A case in point is the UAE Civil Code mandatory provision on termination of a "muqawala" contract being possible only through completion of the works, agreement between the parties or Court order. The rationale of the legislator is simple and fundamental: if the line that distinguishes which contractor built what, half way through a contract, is erased or even distorted, then this could expose both contractors (the terminated one and the replacing one) to risks of liability (over a part they did not actually build) and/or payment (over a part they did build but did not get paid for).

The same applies to issues of liability for major defects affecting stability and safety. If parties were allowed to compromise issues relating to how stable or safe a building would be, that would obviously affect the rights and possibly the lives of third parties.

So it is not so much a case of there being a major construction boom justifying the drafting of a proportionately bulky construction law. The UAE Civil Code contains more or less as many provisions as it should without becoming over-intrusive in the way private parties wish to distribute their tasks.

What is missing in the local legal scene, admittedly, is a glimpse into the way arbitrators think and apply local law to specific facts, particularly on construction matters. This is because arbitral awards are private and confidential and not subject to public access.

One step in the right direction would be for the arbitral bodies in the UAE to compile authoritative, regular and distinctive reports that set out the basic facts and reasoning behind each award, whilst maintaining the privacy of the parties' names and that of the project in general, similar to those published by the International Chamber of Commerce.

This would shed the light that the legal profession needs when raising an argument, interpreting a Civil Code article or a contractual provision. If compiled regularly enough such a body of authoritative lines of thought could actually result in many arbitration proceedings being avoided altogether.

It may become apparent that the relevant contractual provisions are interpreted by UAE Law experts in such a way so that, for example, the onus of proof when liquidated damages for delay are applied is always upon the contractor to evidence that the employer has not incurred a loss, rather than on the employer that it has.

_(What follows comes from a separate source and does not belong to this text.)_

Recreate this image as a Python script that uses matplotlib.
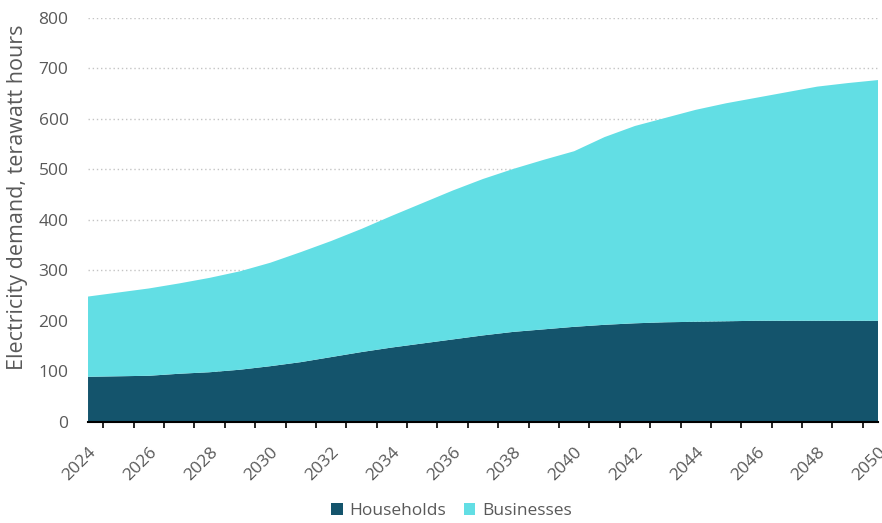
"""
Stacked area chart of projected electricity demand, households vs businesses.
"""

import matplotlib.pyplot as plt
import numpy as np

YEARS = list(range(2024, 2051))
HOUSEHOLDS = [89, 90, 91, 95, 98, 103, 110, 118, 128, 138, 147, 155, 163, 171,
              178, 183, 188, 192, 195, 197, 198, 199, 200, 200, 200, 200, 200]
BUSINESSES = [159, 166, 173, 179, 187, 195, 205, 218, 230, 244, 261, 278, 295,
              310, 323, 336, 348, 372, 391, 405, 420, 432, 442, 453, 464, 471, 477]
SERIES_NAMES = ["Households", "Businesses"]
COLORS = ["#14546c", "#62dee4"]
Y_TICKS = [0, 100, 200, 300, 400, 500, 600, 700, 800]
X_LABEL_YEARS = list(range(2024, 2051, 2))

TEXT_COLOR = "#595959"
plt.rcParams["font.family"] = ["Open Sans", "DejaVu Sans"]

fig = plt.figure(figsize=(8.82, 5.23), dpi=100)
ax = fig.add_axes([0.0998, 0.1937, 0.8957, 0.7719])

ax.stackplot(YEARS, HOUSEHOLDS, BUSINESSES, colors=COLORS,
             labels=SERIES_NAMES, linewidth=0)

ax.set_xlim(YEARS[0], YEARS[-1])
ax.set_ylim(0, 800)

# dotted gridlines, skipping the zero line
for y in Y_TICKS[1:]:
    ax.axhline(y, color="#c4c4c4", linestyle=(0, (1, 2)), linewidth=1.0, zorder=0)

ax.set_yticks(Y_TICKS)
ax.set_yticklabels([str(v) for v in Y_TICKS], fontsize=12.5, color=TEXT_COLOR)
ax.tick_params(axis="y", length=0, pad=14)

ax.set_xticks(X_LABEL_YEARS)
ax.set_xticklabels([str(v) for v in X_LABEL_YEARS], fontsize=12.5, color=TEXT_COLOR,
                   rotation=45, ha="right", va="top", rotation_mode="anchor")
ax.tick_params(axis="x", which="major", length=0, pad=16)
minor = list(np.arange(YEARS[0] + 0.5, YEARS[-1], 1.0)) + [YEARS[-1]]
ax.set_xticks(minor, minor=True)
ax.tick_params(axis="x", which="minor", length=4, width=1.2, color="black",
               direction="out")

for side in ["top", "right", "left"]:
    ax.spines[side].set_visible(False)
ax.spines["bottom"].set_color("black")
ax.spines["bottom"].set_linewidth(1.5)
ax.spines["bottom"].set_zorder(5)

ax.set_ylabel("Electricity demand, terawatt hours", fontsize=15.5,
              color=TEXT_COLOR)
ax.yaxis.set_label_coords(-0.076, 0.555)

handles, labels = ax.get_legend_handles_labels()
fig.legend(handles, labels, loc="lower center", bbox_to_anchor=(0.512, -0.022),
           ncol=2, frameon=False, fontsize=12.5, handlelength=0.65,
           handleheight=0.65, handletextpad=0.4, columnspacing=1.0,
           labelcolor=TEXT_COLOR)

fig.savefig("out.png", dpi=100)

Focus on arbitration as a dispute resolution mode is increasing in the UAE, with Dubai being at the forefront, so some sort of guide on the way Civil Law provisions are or should be interpreted may become a reality soon. In the meantime, for anyone preparing a contract, it pays to see this exactly like building a structure: lay the foundation first and factor in UAE Civil Code provisions and then fit the parties' intentions on top rather than around or beyond it.